EXERCISE DESCRIPTION = Everything from the first line of the data through the line with "import * as d3 from 'd3';" is to be echoed exactly, minus the pictures.

INFORMATION PROVIDED =
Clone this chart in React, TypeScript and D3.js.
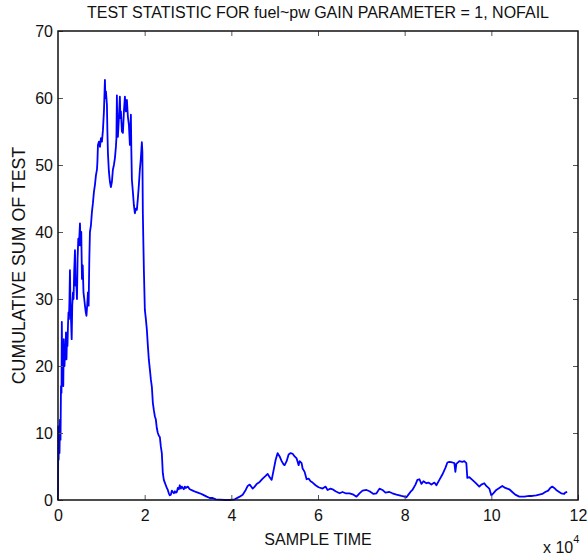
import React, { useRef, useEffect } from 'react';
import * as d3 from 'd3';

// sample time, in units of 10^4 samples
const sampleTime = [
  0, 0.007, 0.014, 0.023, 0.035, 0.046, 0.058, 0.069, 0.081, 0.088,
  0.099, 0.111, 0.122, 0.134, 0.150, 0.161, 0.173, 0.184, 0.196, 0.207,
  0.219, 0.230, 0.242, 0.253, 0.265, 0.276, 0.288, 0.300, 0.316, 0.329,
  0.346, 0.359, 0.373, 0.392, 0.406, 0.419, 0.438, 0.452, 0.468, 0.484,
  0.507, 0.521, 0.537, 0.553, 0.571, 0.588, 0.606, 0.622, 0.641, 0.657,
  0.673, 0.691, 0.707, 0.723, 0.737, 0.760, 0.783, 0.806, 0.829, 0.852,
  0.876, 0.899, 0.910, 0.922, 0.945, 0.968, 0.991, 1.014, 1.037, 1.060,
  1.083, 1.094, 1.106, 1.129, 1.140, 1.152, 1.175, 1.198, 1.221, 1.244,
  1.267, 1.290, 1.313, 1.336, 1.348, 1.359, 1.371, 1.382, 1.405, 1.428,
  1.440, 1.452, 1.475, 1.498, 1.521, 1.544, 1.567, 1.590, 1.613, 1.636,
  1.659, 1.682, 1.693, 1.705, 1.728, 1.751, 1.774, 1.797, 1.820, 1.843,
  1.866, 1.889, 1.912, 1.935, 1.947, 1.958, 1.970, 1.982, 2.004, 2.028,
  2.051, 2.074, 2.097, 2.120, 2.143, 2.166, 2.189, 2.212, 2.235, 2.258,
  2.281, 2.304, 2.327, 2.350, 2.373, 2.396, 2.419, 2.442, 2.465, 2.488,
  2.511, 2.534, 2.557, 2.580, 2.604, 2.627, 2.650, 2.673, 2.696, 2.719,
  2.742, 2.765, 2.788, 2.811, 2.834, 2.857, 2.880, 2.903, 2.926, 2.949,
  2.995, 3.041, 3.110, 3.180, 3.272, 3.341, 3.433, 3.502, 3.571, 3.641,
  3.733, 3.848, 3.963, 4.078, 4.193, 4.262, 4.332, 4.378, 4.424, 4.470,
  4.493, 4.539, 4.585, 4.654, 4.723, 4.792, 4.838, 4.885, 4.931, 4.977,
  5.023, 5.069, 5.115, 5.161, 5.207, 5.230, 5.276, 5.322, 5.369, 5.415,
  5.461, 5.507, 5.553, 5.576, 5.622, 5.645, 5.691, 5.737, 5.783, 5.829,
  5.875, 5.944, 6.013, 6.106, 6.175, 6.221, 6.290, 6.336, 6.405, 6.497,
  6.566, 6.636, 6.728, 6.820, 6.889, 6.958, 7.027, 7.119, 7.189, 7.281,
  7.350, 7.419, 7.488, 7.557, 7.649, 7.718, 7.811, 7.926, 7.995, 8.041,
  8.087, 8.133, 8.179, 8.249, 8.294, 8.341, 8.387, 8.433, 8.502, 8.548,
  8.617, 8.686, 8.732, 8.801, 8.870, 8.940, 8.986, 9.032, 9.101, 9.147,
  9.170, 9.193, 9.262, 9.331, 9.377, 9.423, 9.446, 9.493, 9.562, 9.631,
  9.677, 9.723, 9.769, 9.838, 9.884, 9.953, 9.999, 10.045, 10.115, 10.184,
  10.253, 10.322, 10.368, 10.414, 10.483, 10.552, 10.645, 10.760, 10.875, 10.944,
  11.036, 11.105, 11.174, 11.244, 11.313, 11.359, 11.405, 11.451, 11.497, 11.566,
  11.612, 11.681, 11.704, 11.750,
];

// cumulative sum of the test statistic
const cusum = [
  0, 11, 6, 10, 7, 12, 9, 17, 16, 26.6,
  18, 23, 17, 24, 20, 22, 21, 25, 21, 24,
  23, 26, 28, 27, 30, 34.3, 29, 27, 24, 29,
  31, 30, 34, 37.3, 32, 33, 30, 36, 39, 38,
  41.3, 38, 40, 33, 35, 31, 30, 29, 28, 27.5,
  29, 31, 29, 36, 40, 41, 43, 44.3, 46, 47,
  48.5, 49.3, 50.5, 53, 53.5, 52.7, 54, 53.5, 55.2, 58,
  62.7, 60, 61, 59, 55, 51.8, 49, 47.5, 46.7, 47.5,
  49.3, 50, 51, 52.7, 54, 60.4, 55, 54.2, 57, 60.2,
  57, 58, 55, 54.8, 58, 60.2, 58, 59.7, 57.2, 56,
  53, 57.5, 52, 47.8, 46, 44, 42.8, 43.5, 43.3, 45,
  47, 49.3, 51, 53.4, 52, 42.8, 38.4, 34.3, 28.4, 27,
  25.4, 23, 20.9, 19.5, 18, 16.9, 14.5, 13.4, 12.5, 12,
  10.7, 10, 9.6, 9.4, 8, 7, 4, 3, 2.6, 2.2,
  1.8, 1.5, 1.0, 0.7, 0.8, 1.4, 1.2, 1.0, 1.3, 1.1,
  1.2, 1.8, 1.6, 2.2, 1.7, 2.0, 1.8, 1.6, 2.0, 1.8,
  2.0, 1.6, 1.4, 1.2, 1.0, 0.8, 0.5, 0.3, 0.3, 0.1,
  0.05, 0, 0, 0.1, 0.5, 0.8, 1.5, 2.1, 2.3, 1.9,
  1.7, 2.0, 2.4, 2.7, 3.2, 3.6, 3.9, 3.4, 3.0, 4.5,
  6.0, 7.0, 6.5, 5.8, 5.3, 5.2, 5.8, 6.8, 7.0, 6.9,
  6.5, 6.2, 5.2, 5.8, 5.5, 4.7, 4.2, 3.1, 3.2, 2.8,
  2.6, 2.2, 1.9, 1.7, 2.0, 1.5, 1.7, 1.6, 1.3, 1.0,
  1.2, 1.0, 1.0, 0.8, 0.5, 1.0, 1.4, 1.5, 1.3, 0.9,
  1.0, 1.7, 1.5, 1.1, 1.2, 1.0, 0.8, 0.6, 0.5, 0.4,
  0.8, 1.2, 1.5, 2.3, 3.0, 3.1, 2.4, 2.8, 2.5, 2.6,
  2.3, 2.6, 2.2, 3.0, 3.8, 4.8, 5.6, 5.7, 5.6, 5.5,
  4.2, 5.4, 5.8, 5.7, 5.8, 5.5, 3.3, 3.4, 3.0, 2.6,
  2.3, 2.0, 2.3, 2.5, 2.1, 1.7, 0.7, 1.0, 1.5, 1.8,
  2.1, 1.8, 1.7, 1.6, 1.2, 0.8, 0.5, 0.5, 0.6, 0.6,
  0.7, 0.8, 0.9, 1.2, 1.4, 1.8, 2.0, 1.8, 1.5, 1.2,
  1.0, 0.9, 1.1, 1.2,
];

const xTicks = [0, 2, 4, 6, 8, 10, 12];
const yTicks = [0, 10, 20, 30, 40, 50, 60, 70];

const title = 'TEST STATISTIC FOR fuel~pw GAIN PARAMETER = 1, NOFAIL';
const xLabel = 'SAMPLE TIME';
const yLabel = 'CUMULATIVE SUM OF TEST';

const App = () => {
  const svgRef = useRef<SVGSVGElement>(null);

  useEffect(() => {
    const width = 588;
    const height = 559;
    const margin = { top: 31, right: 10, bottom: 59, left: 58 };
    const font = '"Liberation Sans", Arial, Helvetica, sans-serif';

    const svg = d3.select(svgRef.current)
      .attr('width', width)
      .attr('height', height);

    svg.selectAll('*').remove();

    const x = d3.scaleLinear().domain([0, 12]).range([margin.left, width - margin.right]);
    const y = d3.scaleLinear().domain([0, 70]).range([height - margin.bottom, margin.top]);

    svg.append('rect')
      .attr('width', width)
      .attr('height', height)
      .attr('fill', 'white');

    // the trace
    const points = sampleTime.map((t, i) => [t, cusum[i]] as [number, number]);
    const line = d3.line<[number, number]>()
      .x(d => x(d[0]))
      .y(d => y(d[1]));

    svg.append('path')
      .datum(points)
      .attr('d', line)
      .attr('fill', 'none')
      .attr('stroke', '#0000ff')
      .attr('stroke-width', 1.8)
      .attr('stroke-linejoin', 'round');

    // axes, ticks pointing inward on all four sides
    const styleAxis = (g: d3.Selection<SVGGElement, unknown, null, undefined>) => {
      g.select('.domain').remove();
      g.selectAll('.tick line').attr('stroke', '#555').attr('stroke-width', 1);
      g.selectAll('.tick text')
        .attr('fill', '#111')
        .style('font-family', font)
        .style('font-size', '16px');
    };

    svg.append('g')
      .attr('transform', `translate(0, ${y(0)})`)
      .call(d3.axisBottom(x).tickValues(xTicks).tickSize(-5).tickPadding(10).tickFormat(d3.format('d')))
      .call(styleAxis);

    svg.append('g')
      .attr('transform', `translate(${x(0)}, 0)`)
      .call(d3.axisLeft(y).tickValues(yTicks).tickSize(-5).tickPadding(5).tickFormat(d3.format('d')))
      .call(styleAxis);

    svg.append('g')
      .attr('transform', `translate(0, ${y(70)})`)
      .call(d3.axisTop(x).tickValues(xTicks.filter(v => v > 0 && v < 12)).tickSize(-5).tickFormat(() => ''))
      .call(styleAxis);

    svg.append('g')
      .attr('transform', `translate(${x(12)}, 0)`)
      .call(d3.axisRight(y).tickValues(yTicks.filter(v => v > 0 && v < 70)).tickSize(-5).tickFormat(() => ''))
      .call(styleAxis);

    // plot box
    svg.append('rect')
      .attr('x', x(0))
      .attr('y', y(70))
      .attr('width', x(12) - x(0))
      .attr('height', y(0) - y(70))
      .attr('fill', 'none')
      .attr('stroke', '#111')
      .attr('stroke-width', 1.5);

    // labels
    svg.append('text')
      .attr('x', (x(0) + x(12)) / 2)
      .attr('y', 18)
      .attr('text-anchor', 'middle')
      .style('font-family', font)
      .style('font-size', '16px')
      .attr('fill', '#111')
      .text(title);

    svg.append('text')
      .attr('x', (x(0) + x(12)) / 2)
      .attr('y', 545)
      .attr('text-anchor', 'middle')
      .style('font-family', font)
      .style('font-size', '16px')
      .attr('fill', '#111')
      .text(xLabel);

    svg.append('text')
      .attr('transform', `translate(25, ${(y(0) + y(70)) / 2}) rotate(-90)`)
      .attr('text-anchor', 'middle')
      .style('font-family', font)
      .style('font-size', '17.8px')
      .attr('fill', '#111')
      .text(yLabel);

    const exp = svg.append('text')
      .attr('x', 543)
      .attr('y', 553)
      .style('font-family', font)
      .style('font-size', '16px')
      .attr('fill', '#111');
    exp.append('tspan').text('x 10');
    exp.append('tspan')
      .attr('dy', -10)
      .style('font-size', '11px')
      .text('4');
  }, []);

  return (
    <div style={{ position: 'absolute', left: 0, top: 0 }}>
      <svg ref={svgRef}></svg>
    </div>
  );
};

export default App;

RESULT OF THIS EXERCISE =
Clone this chart in React, TypeScript and D3.js.
import React, { useRef, useEffect } from 'react';
import * as d3 from 'd3';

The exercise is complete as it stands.